--- START Given material ---

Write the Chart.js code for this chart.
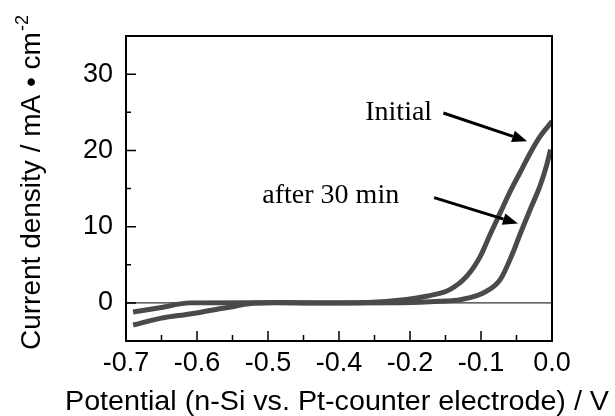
<!DOCTYPE html>
<html>
<head>
<meta charset="utf-8">
<script src="https://cdn.jsdelivr.net/npm/chart.js@4.4.1/dist/chart.umd.min.js"></script>
<style>
  html, body { margin: 0; padding: 0; background: #fff; }
  #wrap { width: 615px; height: 416px; }
</style>
</head>
<body>
<div id="wrap"><canvas id="chart" width="615" height="416"></canvas></div>
<script>
// The x-axis labels in the original skip "-0.3",
// so the ticks are placed every 0.1 from the right and labelled as printed.
const initialPotential = [-0.59, -0.55, -0.51, -0.47, -0.45, -0.43, -0.39, -0.34, -0.26, -0.205, -0.177, -0.144, -0.12, -0.101, -0.087, -0.073, -0.059, -0.045, -0.031, -0.017, 0];
const initialCurrent = [-2.9, -2.0, -1.45, -0.8, -0.5, -0.15, 0.05, 0.0, 0.05, 0.43, 0.87, 1.74, 3.5, 6.1, 9.0, 11.8, 14.6, 17.1, 19.6, 21.8, 23.8];

const afterPotential = [-0.59, -0.55, -0.51, -0.4, -0.3, -0.21, -0.158, -0.129, -0.097, -0.073, -0.055, -0.045, -0.03, -0.017, -0.008, -0.002];
const afterCurrent = [-1.2, -0.6, 0.0, 0.02, 0.0, 0.02, 0.2, 0.43, 1.3, 3.05, 6.6, 9.0, 12.4, 15.3, 17.9, 20.1];

const xTickValues = [-0.6, -0.5, -0.4, -0.3, -0.2, -0.1, 0.0];
const xTickLabels = ['-0.7', '-0.6', '-0.5', '-0.4', '-0.2', '-0.1', '0.0'];
const xMinorTicks = [-0.55, -0.45, -0.35, -0.25, -0.15, -0.05];
const yTickValues = [0, 10, 20, 30];
const yMinorTicks = [5, 15, 25];

const sans = '"Liberation Sans", Arial, sans-serif';
const serif = '"Liberation Serif", "Times New Roman", serif';
const curveColor = '#4a4a4a';

const toPoints = (xs, ys) => xs.map((x, i) => ({ x: x, y: ys[i] }));

// frame, inward ticks, zero line, axis titles and the two arrow notes
const decorations = {
  id: 'decorations',
  beforeDatasetsDraw(chart) {
    const { ctx, chartArea, scales } = chart;
    const y0 = scales.y.getPixelForValue(0);
    ctx.save();
    ctx.strokeStyle = '#333';
    ctx.lineWidth = 1.2;
    ctx.beginPath();
    ctx.moveTo(chartArea.left, y0);
    ctx.lineTo(chartArea.right, y0);
    ctx.stroke();
    ctx.restore();
  },
  afterDraw(chart) {
    const { ctx, chartArea: a, scales } = chart;
    const x = scales.x, y = scales.y;
    ctx.save();
    ctx.strokeStyle = '#000';
    ctx.lineWidth = 2;
    ctx.strokeRect(a.left, a.top, a.right - a.left, a.bottom - a.top);

    ctx.lineWidth = 1.5;
    ctx.beginPath();
    xTickValues.slice(1, -1).forEach(v => {
      const px = x.getPixelForValue(v);
      ctx.moveTo(px, a.bottom); ctx.lineTo(px, a.bottom - 10);
    });
    xMinorTicks.forEach(v => {
      const px = x.getPixelForValue(v);
      ctx.moveTo(px, a.bottom); ctx.lineTo(px, a.bottom - 6);
    });
    yTickValues.forEach(v => {
      const py = y.getPixelForValue(v);
      ctx.moveTo(a.left, py); ctx.lineTo(a.left + 10, py);
    });
    yMinorTicks.forEach(v => {
      const py = y.getPixelForValue(v);
      ctx.moveTo(a.left, py); ctx.lineTo(a.left + 5, py);
    });
    ctx.stroke();

    // axis titles
    ctx.fillStyle = '#000';
    ctx.textBaseline = 'alphabetic';
    ctx.font = '27px ' + sans;
    const xTitle = 'Potential (n-Si vs. Pt-counter electrode) / V';
    const w = ctx.measureText(xTitle).width;
    ctx.save();
    ctx.translate(65, 410);
    ctx.scale(544 / w, 1);
    ctx.textAlign = 'left';
    ctx.fillText(xTitle, 0, 0);
    ctx.restore();

    ctx.save();
    ctx.translate(40, 350);
    ctx.rotate(-Math.PI / 2);
    ctx.textAlign = 'left';
    ctx.font = '28px ' + sans;
    const yTitle = 'Current density / mA \u2022 cm';
    ctx.fillText(yTitle, 0, 0);
    const tw = ctx.measureText(yTitle).width;
    ctx.font = '18px ' + sans;
    ctx.fillText('-2', tw + 1, -12);
    ctx.restore();

    // notes with arrows
    ctx.font = '28px ' + serif;
    ctx.textAlign = 'left';
    ctx.fillText('Initial', x.getPixelForValue(-0.263), y.getPixelForValue(23.95));
    ctx.fillText('after 30 min', x.getPixelForValue(-0.408), y.getPixelForValue(13.1));
    drawArrow(ctx, x.getPixelForValue(-0.153), y.getPixelForValue(24.9), x.getPixelForValue(-0.035), y.getPixelForValue(21.2));
    drawArrow(ctx, x.getPixelForValue(-0.166), y.getPixelForValue(13.8), x.getPixelForValue(-0.048), y.getPixelForValue(10.4));
    ctx.restore();
  }
};

function drawArrow(ctx, x1, y1, x2, y2) {
  const ang = Math.atan2(y2 - y1, x2 - x1);
  const len = 15, half = 6;
  const bx = x2 - len * Math.cos(ang), by = y2 - len * Math.sin(ang);
  ctx.save();
  ctx.strokeStyle = '#000';
  ctx.fillStyle = '#000';
  ctx.lineWidth = 3;
  ctx.beginPath();
  ctx.moveTo(x1, y1);
  ctx.lineTo(bx, by);
  ctx.stroke();
  ctx.beginPath();
  ctx.moveTo(x2, y2);
  ctx.lineTo(bx + half * Math.sin(ang), by - half * Math.cos(ang));
  ctx.lineTo(bx - half * Math.sin(ang), by + half * Math.cos(ang));
  ctx.closePath();
  ctx.fill();
  ctx.restore();
}

new Chart(document.getElementById('chart').getContext('2d'), {
  type: 'line',
  data: {
    datasets: [
      {
        label: 'Initial',
        data: toPoints(initialPotential, initialCurrent),
        borderColor: curveColor,
        borderWidth: 5,
        pointRadius: 0,
        cubicInterpolationMode: 'monotone',
        fill: false
      },
      {
        label: 'after 30 min',
        data: toPoints(afterPotential, afterCurrent),
        borderColor: curveColor,
        borderWidth: 5,
        pointRadius: 0,
        cubicInterpolationMode: 'monotone',
        fill: false
      }
    ]
  },
  options: {
    responsive: false,
    animation: false,
    layout: { padding: { top: 36, right: 63, left: 0, bottom: 0 } },
    plugins: { legend: { display: false }, tooltip: { enabled: false } },
    scales: {
      x: {
        type: 'linear',
        min: -0.6,
        max: 0,
        afterBuildTicks: s => { s.ticks = xTickValues.map(v => ({ value: v })); },
        afterFit: s => { s.height = 75; },
        grid: { display: false, drawTicks: false },
        border: { display: false },
        ticks: {
          color: '#000',
          font: { family: sans, size: 27 },
          padding: 6,
          maxRotation: 0,
          autoSkip: false,
          callback: (v, i) => xTickLabels[i]
        }
      },
      y: {
        min: -5,
        max: 35,
        afterBuildTicks: s => { s.ticks = yTickValues.map(v => ({ value: v })); },
        afterFit: s => { s.width = 126; },
        grid: { display: false, drawTicks: false },
        border: { display: false },
        ticks: {
          color: '#000',
          font: { family: sans, size: 27 },
          padding: 13
        }
      }
    }
  },
  plugins: [decorations]
});
</script>
</body>
</html>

--- END Given material ---

From the opening line of the listing above through the line bearing "const toPoints = (xs, ys)", repeat each line exactly. Drop every picture.

Write the Chart.js code for this chart.
<!DOCTYPE html>
<html>
<head>
<meta charset="utf-8">
<script src="https://cdn.jsdelivr.net/npm/chart.js@4.4.1/dist/chart.umd.min.js"></script>
<style>
  html, body { margin: 0; padding: 0; background: #fff; }
  #wrap { width: 615px; height: 416px; }
</style>
</head>
<body>
<div id="wrap"><canvas id="chart" width="615" height="416"></canvas></div>
<script>
// The x-axis labels in the original skip "-0.3",
// so the ticks are placed every 0.1 from the right and labelled as printed.
const initialPotential = [-0.59, -0.55, -0.51, -0.47, -0.45, -0.43, -0.39, -0.34, -0.26, -0.205, -0.177, -0.144, -0.12, -0.101, -0.087, -0.073, -0.059, -0.045, -0.031, -0.017, 0];
const initialCurrent = [-2.9, -2.0, -1.45, -0.8, -0.5, -0.15, 0.05, 0.0, 0.05, 0.43, 0.87, 1.74, 3.5, 6.1, 9.0, 11.8, 14.6, 17.1, 19.6, 21.8, 23.8];

const afterPotential = [-0.59, -0.55, -0.51, -0.4, -0.3, -0.21, -0.158, -0.129, -0.097, -0.073, -0.055, -0.045, -0.03, -0.017, -0.008, -0.002];
const afterCurrent = [-1.2, -0.6, 0.0, 0.02, 0.0, 0.02, 0.2, 0.43, 1.3, 3.05, 6.6, 9.0, 12.4, 15.3, 17.9, 20.1];

const xTickValues = [-0.6, -0.5, -0.4, -0.3, -0.2, -0.1, 0.0];
const xTickLabels = ['-0.7', '-0.6', '-0.5', '-0.4', '-0.2', '-0.1', '0.0'];
const xMinorTicks = [-0.55, -0.45, -0.35, -0.25, -0.15, -0.05];
const yTickValues = [0, 10, 20, 30];
const yMinorTicks = [5, 15, 25];

const sans = '"Liberation Sans", Arial, sans-serif';
const serif = '"Liberation Serif", "Times New Roman", serif';
const curveColor = '#4a4a4a';

const toPoints = (xs, ys) => xs.map((x, i) => ({ x: x, y: ys[i] }));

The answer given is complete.